§ **SET PROBLEM**: Omit pictures and quote the listing below line by line, from its start through the line that holds "ratio_counts = [67, 7, 4.3, 2, 2, 1, 0.3, 0.3, 1]".

§ **DATA SECTION**:
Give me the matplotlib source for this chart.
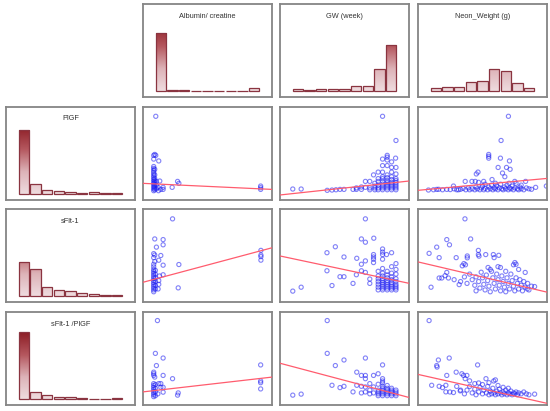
import numpy as np
import matplotlib
matplotlib.use("Agg")
import matplotlib.pyplot as plt
from matplotlib.colors import LinearSegmentedColormap
from matplotlib.patches import Rectangle

plt.rcParams['font.family'] = ['Liberation Sans', 'DejaVu Sans']

# variable names
col_names = ["Albumin/ creatine", "GW (week)", "Neon_Weight (g)"]
row_names = ["PlGF", "sFlt-1", "sFlt-1 /PlGF"]

# histogram counts (9 bins each)
albumin_counts = [58, 1.3, 1.5, 0, 0, 0, 0, 0, 2.7]
gw_counts = [1.7, 0.7, 1.7, 1.7, 2.3, 4.7, 4.7, 21.7, 45.7]
weight_counts = [2.7, 4, 4, 9.3, 10, 22, 19.7, 7.7, 3]
plgf_counts = [64, 9.7, 4, 3, 2, 0.7, 1.7, 0.7, 1.3]
sflt_counts = [33.7, 26.7, 9, 6, 4.7, 2.7, 2, 0.7, 1.3]
ratio_counts = [67, 7, 4.3, 2, 2, 1, 0.3, 0.3, 1]

# scatter data (scaled 0-100 on both axes), rows = PlGF, sFlt-1, ratio
plgf_alb = [(9.9, 90), (9.1, 49), (8.3, 48), (9.9, 48), (8.3, 44), (12.2, 42),
            (8.3, 36), (8.3, 34), (8.3, 32), (8.3, 30), (8.3, 28), (8.3, 26), (8.3, 24),
            (8.3, 22), (8.3, 20), (8.3, 18), (8.3, 16), (8.3, 14), (8.3, 12), (8.3, 10),
            (9.1, 33), (9.1, 27), (9.1, 21), (9.1, 17), (9.1, 13), (9.1, 11), (9.1, 15),
            (9.1, 19), (9.1, 23), (10.4, 20), (13, 20.4), (11.7, 13.6), (15.6, 13.6),
            (15.6, 11.4), (13.8, 11.4), (10.4, 12), (10.4, 16), (12, 10), (22.6, 13.6),
            (26.8, 20), (27.8, 17.9), (91.2, 15), (91.2, 13.2), (91.2, 11.4)]
plgf_gw = [(79.5, 90), (89.9, 64), (83.1, 48), (83.1, 46), (83.1, 43), (79.5, 44), (89.6, 45),
           (86.5, 41), (79.5, 37), (83.1, 37), (86.5, 35), (89.9, 35), (86.5, 30), (76.1, 30),
           (72.5, 27), (79.5, 30), (83.1, 27), (89.9, 28), (66.2, 20), (69.6, 20),
           (69.6, 11), (69.6, 13), (73.5, 11), (73.5, 13), (73.5, 15), (73.5, 18),
           (76.1, 11), (76.1, 13), (76.1, 16), (76.1, 20), (76.1, 23),
           (79.5, 11), (79.5, 13), (79.5, 15), (79.5, 17), (79.5, 20), (79.5, 23), (79.5, 25),
           (83.1, 11), (83.1, 13), (83.1, 15), (83.1, 17), (83.1, 19), (83.1, 21), (83.1, 24),
           (86.5, 11), (86.5, 13), (86.5, 15), (86.5, 17), (86.5, 19), (86.5, 22), (86.5, 25),
           (89.9, 11), (89.9, 13), (89.9, 15), (89.9, 17), (89.9, 19), (89.9, 21), (89.9, 23),
           (9.9, 11.8), (16.4, 11.8), (36.6, 10.4), (40.3, 10.7), (43.4, 11), (46.5, 11.4),
           (49.6, 11.4), (56.6, 11.4), (59.2, 11.4), (63.1, 11.4), (66.2, 13.6), (63.1, 14),
           (59.2, 13)]
plgf_nw = [(70.1, 90), (64.4, 64), (54.8, 49), (54.8, 47), (54.8, 45), (63.9, 45), (70.9, 42),
           (62.1, 35), (68.6, 35), (71.4, 33), (46.5, 30), (45.2, 28), (65.5, 29), (67.3, 25),
           (57.4, 22), (36.6, 20), (41.8, 20), (44.4, 20), (50.9, 20), (83.4, 20), (27.5, 15),
           (70.6, 18), (8.1, 10.7), (14.5, 11.4), (22.3, 11.4), (31.4, 11), (91.2, 13.6),
           (99.5, 15), (12, 11), (16, 11.5), (19, 11), (25, 11.2), (28, 12), (30, 11),
           (33, 11.5), (35, 12.5), (37, 11), (39, 13), (40, 11), (42, 12), (44, 11), (45, 14),
           (46, 12), (48, 11), (49, 13), (50, 15), (51, 11), (52, 12.5), (54, 11), (55, 14),
           (56, 12), (57, 16), (58, 11), (59, 13), (60, 12), (61, 15), (62, 11), (63, 13),
           (64, 17), (65, 12), (66, 11), (67, 14), (68, 12), (69, 16), (70, 11), (71, 13),
           (72, 12), (73, 15), (74, 11), (75, 13), (76, 18), (77, 12), (78, 11), (79, 14),
           (80, 12), (82, 11), (84, 13), (86, 12), (88, 11.5), (60, 18), (52, 17), (47, 19),
           (75, 20), (80, 16)]
sflt_alb = [(22.9, 89.4), (9.1, 67.8), (15.6, 67.1), (15.6, 61.5), (10.4, 59), (8.3, 52),
            (9.1, 50.5), (8.3, 47.7), (13.8, 50), (12.2, 44.9), (9.1, 43.5), (8.3, 40.6),
            (8.3, 37.8), (15.6, 39.6), (27.8, 40.3), (8.3, 35), (8.3, 33), (8.3, 31), (8.3, 29),
            (8.3, 27), (8.3, 25), (8.3, 23), (8.3, 21), (8.3, 19), (8.3, 17), (8.3, 15),
            (8.3, 13), (8.3, 11), (9.6, 34), (9.6, 30), (9.6, 26), (9.6, 22), (9.6, 18),
            (9.6, 14), (15.6, 29.3), (12.8, 28), (12.2, 23), (12.2, 19), (11.7, 14),
            (27.3, 15.2), (91.4, 55.5), (91.4, 50.5), (91.4, 48.8), (91.4, 45)]
sflt_gw = [(66.2, 89.4), (63.1, 67.8), (72.7, 68.6), (66.2, 64.3), (42.9, 59.4), (36.4, 53),
           (49.6, 48.4), (59.5, 47), (66.2, 44.2), (63.1, 40.6), (72.5, 51), (72.5, 48.4),
           (72.5, 46), (72.5, 42.4), (79.5, 57), (79.5, 53.7), (79.5, 51), (79.5, 46),
           (82.6, 51), (86.5, 53), (89.9, 41.3), (36.4, 33.6), (46.5, 27.2), (49.6, 27.2),
           (56.6, 20), (40.3, 17.7), (59.2, 29.3), (63.1, 33.6), (66.2, 31.8), (69.6, 20),
           (69.6, 24.7), (9.9, 11.7), (16.4, 15.9),
           (76.1, 13), (76.1, 16), (76.1, 19), (76.1, 22), (76.1, 25), (76.1, 28), (76.1, 33),
           (79.5, 13), (79.5, 15), (79.5, 17), (79.5, 19), (79.5, 21), (79.5, 23), (79.5, 25),
           (79.5, 28), (79.5, 31), (79.5, 36), (83.1, 13), (83.1, 15), (83.1, 17), (83.1, 19),
           (83.1, 21), (83.1, 23), (83.1, 26), (83.1, 29), (83.1, 33), (86.5, 13), (86.5, 15),
           (86.5, 17), (86.5, 19), (86.5, 21), (86.5, 24), (86.5, 27), (86.5, 31), (86.5, 38),
           (89.9, 13), (89.9, 15), (89.9, 17), (89.9, 19), (89.9, 22), (89.9, 25), (89.9, 30),
           (89.9, 35)]
sflt_nw = [(36.4, 89.4), (22.3, 67.1), (24.4, 61.5), (14.5, 59), (40.8, 67.8), (8.6, 52.3),
           (16.4, 47.7), (29.6, 47.7), (38.2, 49.5), (38.2, 47.5), (34.3, 38.9), (35.6, 41.3),
           (36.8, 40), (46.8, 55.5), (46.8, 51), (47.3, 49.3), (52.5, 51), (58.4, 51),
           (59, 47.7), (62.6, 50.2), (75.1, 42.4), (76, 40.6), (74, 40), (83.1, 31.8),
           (54.3, 37.1), (63.9, 37.1), (22.3, 31.8), (21, 28.3), (16.4, 25.8), (18.4, 25.8),
           (23.6, 25.8), (10.1, 15.9), (31.9, 18.7), (90.4, 16.6), (84.7, 14.1),
           (28, 24), (33, 22), (36, 27), (38, 20), (40, 30), (42, 24), (44, 18), (45, 27),
           (47, 22), (48, 15), (49, 32), (50, 26), (51, 19), (52, 13), (53, 29), (54, 23),
           (55, 17), (56, 11), (57, 33), (58, 26), (59, 20), (60, 14), (61, 30), (62, 24),
           (63, 18), (64, 12), (65, 28), (66, 22), (67, 16), (68, 11), (69, 26), (70, 20),
           (71, 14), (72, 30), (73, 23), (74, 17), (75, 12), (76, 26), (77, 20), (78, 14),
           (79, 24), (80, 18), (81, 12), (82, 22), (83, 16), (85, 20), (86, 13), (88, 17),
           (56, 35), (68, 33), (45, 12), (62, 38), (78, 35)]
ratio_alb = [(11.2, 90.8), (9.6, 55.5), (15.6, 50.5), (10.4, 42.4), (8.3, 35.3), (8.3, 33.6),
             (8.3, 31.8), (9.1, 30), (15.6, 31.8), (22.9, 28.3), (8.3, 23), (8.3, 21),
             (8.3, 19), (8.3, 17), (8.3, 15), (8.3, 13), (8.3, 11), (8.3, 9), (9.6, 22),
             (9.6, 18), (9.6, 14), (9.6, 10), (12.2, 23), (13.8, 23), (13.8, 19), (15.6, 19),
             (15.6, 13.8), (11.5, 12), (27.3, 13), (26.8, 10.6), (91.2, 43.1), (91.2, 25.8),
             (91.2, 24), (91.2, 17.3)]
ratio_gw = [(36.6, 90.8), (36.6, 55.5), (49.6, 48.4), (66.2, 50.5), (42.9, 42.4), (79.5, 43.1),
            (59.5, 35.3), (63.1, 31.8), (66.2, 31.8), (66.2, 28.3), (72.5, 31.8), (76.1, 33.6),
            (40.3, 21.2), (46.5, 18.7), (49.6, 20.1), (56.6, 14.1), (59.5, 21.2), (63.1, 20.1),
            (66.2, 19.4), (69.6, 23), (72.5, 19.4), (76.1, 22.3), (79.5, 28.3), (79.5, 25.8),
            (79.5, 23.7), (9.9, 10.6), (16.4, 11.7), (76.1, 10), (76.1, 12), (76.1, 14),
            (76.1, 16), (79.5, 10), (79.5, 12), (79.5, 14), (79.5, 16), (79.5, 18), (79.5, 20),
            (83.1, 10), (83.1, 12), (83.1, 14), (83.1, 16), (83.1, 18), (83.1, 21), (86.5, 10),
            (86.5, 12), (86.5, 14), (86.5, 16), (86.5, 18), (89.9, 10), (89.9, 12), (89.9, 14),
            (89.9, 16), (63.1, 13), (66.2, 14), (69.6, 12), (72.5, 13), (69.6, 16)]
ratio_nw = [(8.6, 90.8), (15.8, 48.4), (24.2, 50.5), (14.5, 42.4), (14.8, 40.8), (29.6, 35.3),
            (22.3, 31.8), (34, 33.6), (35.3, 31.8), (36.6, 28.3), (37.9, 31.8), (46.2, 43.1),
            (52.7, 28.3), (58.7, 25.8), (47, 23.7), (10.6, 21.2), (16.4, 20.1), (19, 18.7),
            (21.6, 21.2), (24.7, 14), (27.5, 13.4), (21.6, 14.1), (32.7, 15.2), (90.4, 11.7),
            (36, 12), (38, 16), (40, 20), (42, 13), (44, 17), (45, 11), (47, 14), (48, 19),
            (50, 12), (51, 16), (53, 13), (54, 20), (55, 11), (56, 15), (57, 12), (58, 18),
            (59, 13), (60, 11), (61, 15), (62, 12), (63, 17), (64, 13), (65, 11), (66, 14),
            (67, 12), (68, 16), (69, 11), (70, 13), (71, 12), (72, 15), (73, 11), (74, 13),
            (75, 12), (76, 14), (77, 11), (78, 13), (80, 12), (82, 14), (84, 12), (86, 11),
            (40, 26), (44, 23), (50, 22), (55, 24), (62, 21), (66, 19), (70, 18), (60, 27),
            (30, 20), (33, 16)]

# fitted lines: (intercept, slope) in the same scaled units
fit_plgf = [(17.9, -0.065), (5.4, 0.15), (10.4, 0.128)]
fit_sflt = [(21.2, 0.371), (49.5, -0.294), (43.1, -0.325)]
fit_ratio = [(14.1, 0.159), (44.9, -0.368), (32.9, -0.311)]

col_hists = [albumin_counts, gw_counts, weight_counts]
row_hists = [plgf_counts, sflt_counts, ratio_counts]
scatters = [[plgf_alb, plgf_gw, plgf_nw],
            [sflt_alb, sflt_gw, sflt_nw],
            [ratio_alb, ratio_gw, ratio_nw]]
fits = [fit_plgf, fit_sflt, fit_ratio]

W, H = 550, 411
fig = plt.figure(figsize=(W / 100, H / 100), dpi=100)

col_x = [6, 143, 280, 418]
row_y = [4, 107, 209, 312]
pw, ph = 129, 93

grad_cmap = LinearSegmentedColormap.from_list("bar", ["#efdcdf", "#ddb3b8", "#b5585f", "#8e1f27"])
frame_col = "#858585"


def make_ax(r, c):
    ax = fig.add_axes([col_x[c] / W, 1 - (row_y[r] + ph) / H, pw / W, ph / H])
    ax.set_xticks([])
    ax.set_yticks([])
    for s in ax.spines.values():
        s.set_color(frame_col)
        s.set_linewidth(1.3)
    return ax


def draw_hist(ax, counts, title):
    grad = np.linspace(0, 1, 256).reshape(-1, 1)
    for i, v in enumerate(counts):
        rect = Rectangle((i + 0.07, 0), 0.86, v, facecolor="none",
                         edgecolor="#8a3440", linewidth=0.9, zorder=3)
        ax.add_patch(rect)
        if v > 0:
            im = ax.imshow(grad, cmap=grad_cmap, origin="lower", aspect="auto",
                           extent=[-1, 10, 0, 66], vmin=0, vmax=1, zorder=2)
            im.set_clip_path(rect)
    ax.set_xlim(-1.03, 10.03)
    ax.set_ylim(-6, 87)
    ax.text(0.5, 1 - 12 / ph, title, transform=ax.transAxes, ha="center", va="center",
            fontsize=5.3, color="#333333")


def draw_scatter(ax, pts, fit):
    xs = [p[0] for p in pts]
    ys = [p[1] for p in pts]
    ax.scatter(xs, ys, s=9, facecolors="none", edgecolors=(0.1, 0.1, 0.95, 0.55),
               linewidths=0.8, zorder=2)
    lx = np.array([0, 100])
    ax.plot(lx, np.polyval([fit[1], fit[0]], lx), color="#ff5c6e", lw=0.9, zorder=3)
    ax.set_xlim(0, 100)
    ax.set_ylim(0, 100)


for c in range(3):
    draw_hist(make_ax(0, c + 1), col_hists[c], col_names[c])
for r in range(3):
    draw_hist(make_ax(r + 1, 0), row_hists[r], row_names[r])
    for c in range(3):
        draw_scatter(make_ax(r + 1, c + 1), scatters[r][c], fits[r][c])

fig.savefig("out.png", dpi=100)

§ **SOLVED PROBLEM**:
Give me the matplotlib source for this chart.
import numpy as np
import matplotlib
matplotlib.use("Agg")
import matplotlib.pyplot as plt
from matplotlib.colors import LinearSegmentedColormap
from matplotlib.patches import Rectangle

plt.rcParams['font.family'] = ['Liberation Sans', 'DejaVu Sans']

# variable names
col_names = ["Albumin/ creatine", "GW (week)", "Neon_Weight (g)"]
row_names = ["PlGF", "sFlt-1", "sFlt-1 /PlGF"]

# histogram counts (9 bins each)
albumin_counts = [58, 1.3, 1.5, 0, 0, 0, 0, 0, 2.7]
gw_counts = [1.7, 0.7, 1.7, 1.7, 2.3, 4.7, 4.7, 21.7, 45.7]
weight_counts = [2.7, 4, 4, 9.3, 10, 22, 19.7, 7.7, 3]
plgf_counts = [64, 9.7, 4, 3, 2, 0.7, 1.7, 0.7, 1.3]
sflt_counts = [33.7, 26.7, 9, 6, 4.7, 2.7, 2, 0.7, 1.3]
ratio_counts = [67, 7, 4.3, 2, 2, 1, 0.3, 0.3, 1]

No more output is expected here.